Reading through Peter Goodman’s Modern Love column, wherein
he recounts the story of his courtship and marriage, I was struck by these sentences:
As the
product of 1970s-style parenting that embraced therapy and a formulaic mode of
sensitivity, I had been marinated in the notion that talk was the sole means of
alleviating human friction. Deanna and I did plenty of talking. We could stay
up all night and not run out of things to say. But the obstacles in our
relationship were sufficiently weighty that words alone would not resolve them.
I am naturally happy to see that someone else sees therapy
and its culture as something that needs to be overcome.
Goodman outlines the problems in his relationship with
novelist Deanna Fei in terms that are both intelligible and real:
I’m a
dozen years older and was keen to start a family, but she wasn’t ready. I was
an expat living in China, a foreign correspondent seeking to extend that life
indefinitely. She was longing to get back to her family in New York and
appalled by the thought of letting my career dictate her geography: She would
be no one’s appendage.
Talk
can yield clarity, understanding and empathy, but sometimes it just brings
exhaustion and recrimination. Sometimes action is the only pathway to good
will. And when I picked her up, I proved it.
Dare I mention that his action does not feel very
feministically correct.
How did Goodman discover the limits of the therapeutically
correct way of life? One evening in Shanghai he and Deanna could not agree on
where to go for dinner. After a time the disagreement descended into bickering.
He recounts what happened next:
Chinese
or Italian? A high-rise restaurant with a commanding view, or the leafy garden
of a French colonial mansion? The stakes were hardly critical, yet our conflict
was a proxy for a deeper question gnawing at our life as a couple: Where were
we headed?
I grew
exasperated. She said, “Forget dinner.”
In
previous relationships, I might have stormed out and sought diversion in a bar,
writing off the possibility of resolution as both futile and beneath my pride.
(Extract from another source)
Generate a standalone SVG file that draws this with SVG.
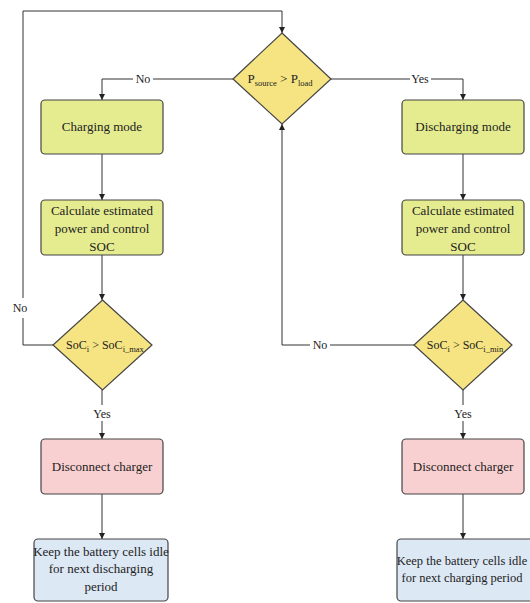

This time, though, I swept up Deanna in my arms, damsel-in-distress-style.
Caught by surprise, she succumbed to my rescue. I had literally elevated us
above our stalemate. We kissed and headed out to dinner, no longer concerned
about where we went.
One suspects that this is seriously incorrect behavior.
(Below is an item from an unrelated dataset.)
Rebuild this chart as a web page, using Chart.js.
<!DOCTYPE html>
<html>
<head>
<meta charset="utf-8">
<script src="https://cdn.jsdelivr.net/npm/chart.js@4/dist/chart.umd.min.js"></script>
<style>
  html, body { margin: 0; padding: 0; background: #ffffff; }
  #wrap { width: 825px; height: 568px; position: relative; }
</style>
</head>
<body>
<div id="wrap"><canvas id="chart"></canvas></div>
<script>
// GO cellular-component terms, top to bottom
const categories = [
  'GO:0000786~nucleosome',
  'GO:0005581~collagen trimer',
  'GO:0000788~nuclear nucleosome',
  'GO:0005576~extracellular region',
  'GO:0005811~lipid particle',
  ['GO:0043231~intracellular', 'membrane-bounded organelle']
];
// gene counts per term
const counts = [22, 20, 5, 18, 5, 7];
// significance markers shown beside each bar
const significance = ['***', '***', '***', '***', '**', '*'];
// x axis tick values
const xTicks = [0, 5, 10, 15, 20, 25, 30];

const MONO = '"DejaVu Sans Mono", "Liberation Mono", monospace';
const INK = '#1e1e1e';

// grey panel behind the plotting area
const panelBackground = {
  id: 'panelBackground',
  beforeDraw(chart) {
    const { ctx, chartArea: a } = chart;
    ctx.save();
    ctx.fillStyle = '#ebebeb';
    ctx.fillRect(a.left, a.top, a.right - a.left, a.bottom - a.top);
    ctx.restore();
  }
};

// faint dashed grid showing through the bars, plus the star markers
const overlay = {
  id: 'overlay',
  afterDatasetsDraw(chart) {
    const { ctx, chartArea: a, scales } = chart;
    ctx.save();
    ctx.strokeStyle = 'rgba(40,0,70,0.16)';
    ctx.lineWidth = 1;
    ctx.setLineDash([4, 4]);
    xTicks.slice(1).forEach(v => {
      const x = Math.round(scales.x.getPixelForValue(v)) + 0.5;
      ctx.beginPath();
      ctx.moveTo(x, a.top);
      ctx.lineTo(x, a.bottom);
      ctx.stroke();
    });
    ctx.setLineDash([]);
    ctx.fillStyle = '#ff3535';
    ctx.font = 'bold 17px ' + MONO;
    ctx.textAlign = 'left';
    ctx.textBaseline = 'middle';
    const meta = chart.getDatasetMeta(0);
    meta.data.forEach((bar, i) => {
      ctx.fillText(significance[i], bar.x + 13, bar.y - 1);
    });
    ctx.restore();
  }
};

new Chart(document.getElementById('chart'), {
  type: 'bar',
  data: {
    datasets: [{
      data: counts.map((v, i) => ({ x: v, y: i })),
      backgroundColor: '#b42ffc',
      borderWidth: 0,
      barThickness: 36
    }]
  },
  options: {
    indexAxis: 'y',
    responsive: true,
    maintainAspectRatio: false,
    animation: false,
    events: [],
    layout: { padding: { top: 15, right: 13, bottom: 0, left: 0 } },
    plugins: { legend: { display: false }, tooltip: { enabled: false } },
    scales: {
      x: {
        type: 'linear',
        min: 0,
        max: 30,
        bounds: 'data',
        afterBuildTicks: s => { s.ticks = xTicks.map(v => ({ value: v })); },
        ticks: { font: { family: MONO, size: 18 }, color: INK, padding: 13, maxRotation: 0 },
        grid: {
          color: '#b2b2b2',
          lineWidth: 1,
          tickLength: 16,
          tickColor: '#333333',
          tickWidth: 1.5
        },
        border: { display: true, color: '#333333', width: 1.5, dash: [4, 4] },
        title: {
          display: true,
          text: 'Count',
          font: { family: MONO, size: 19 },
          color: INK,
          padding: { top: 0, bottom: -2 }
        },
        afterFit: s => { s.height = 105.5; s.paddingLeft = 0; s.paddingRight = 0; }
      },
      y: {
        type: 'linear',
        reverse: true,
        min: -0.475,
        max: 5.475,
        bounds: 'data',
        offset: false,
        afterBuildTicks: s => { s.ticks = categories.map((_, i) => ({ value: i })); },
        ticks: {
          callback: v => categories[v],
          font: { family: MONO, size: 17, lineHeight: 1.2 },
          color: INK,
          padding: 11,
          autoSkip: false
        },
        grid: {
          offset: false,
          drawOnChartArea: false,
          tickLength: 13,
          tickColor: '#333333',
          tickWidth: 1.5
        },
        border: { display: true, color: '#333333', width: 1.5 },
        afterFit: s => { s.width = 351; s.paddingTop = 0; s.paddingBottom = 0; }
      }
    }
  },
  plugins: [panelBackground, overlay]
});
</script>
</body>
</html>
Perhaps that is its charm. Perhaps that is why the two of them ended up married
and living in New York:
Every
time she felt lost or worried, I swept her off her feet. Every time she
contemplated walking away, I carried her over the next threshold. I aspired to
be her superhero, rescuing her from whatever perils lay in our path.
Of course, there are limits to such superhero antics. There
are worlds where it does not fit, where it is jarring, where it leads
astray. You cannot construct a marriage on uniquely male behavior or uniquely
female behavior. Goodman discovered this truth when his daughter was born
seriously premature and had suffered a brain hemorrhage.
He describes what happened:
As
Deanna lay in a recovery-room bed, I was led upstairs to the neonatal intensive
care unit, where this wisp of a creature was encased in a glass incubator and
connected to an alarming tangle of tubes, wires and beeping machinery. It did
not feel right to look at her, let alone photograph her as the nurses urged me
to do so I could share this image with Deanna. She didn’t look like a baby to
me.
There
was nothing I could say or do to lift us from our stark reality. I tried to
reassure Deanna that there was at least a one-third chance that our daughter
would be fine. But then the doctor returned to our hospital room to tell us
that our daughter had suffered a brain hemorrhage. She used the word
“catastrophic” and discussed the possibility of “comfort care,” a euphemism for
pulling the plug….
Once
the doctor had left, I told Deanna that if comfort care became our daughter’s
fate, we would not be there to watch her die. We would go home to our
irrepressible boy and pretend none of this happened; we would tell ourselves
this was a miscarriage. Never having known her, we would not know the pain of
losing her.
I felt
strengthened by my words of resolve, but my wife looked at me as if I had
become a stranger — as if she were now facing this crisis alone.
“If it
comes to that,” she said, “we would be there. We’re her parents. However long
she lives, whatever her life turns out to be. We’re the ones who have to hold
her. She’s our baby.”
In that
moment, I recognized that my wife was the real superhero. In trying to plot a
clean escape, I was the coward.
Of course, he wanted to protect his wife. He wanted to do
what he could to limit her suffering. In so thinking, he had misunderstood
her, had underestimated her strength and had failed to recognize that his duty
to protect and provide extended to a helpless neonate.
3 comments:
All that talking didn't do much good for the couple in "Eyes Wide Shut".
Tuco would agree: https://www.youtube.com/watch?v=3cu8iwru-Q4
In the end, it's about the jism, not the ism.
Sometimes you have to march up to the Gates of Hell, pound on them, and shout "I'm coming in!"
Beautiful, an absolutely beautiful story illustrating the differences of masculinity and femininity at their best. It also made me think of a very old movie we enjoyed in a psychoanalytic film group, "Swept Away."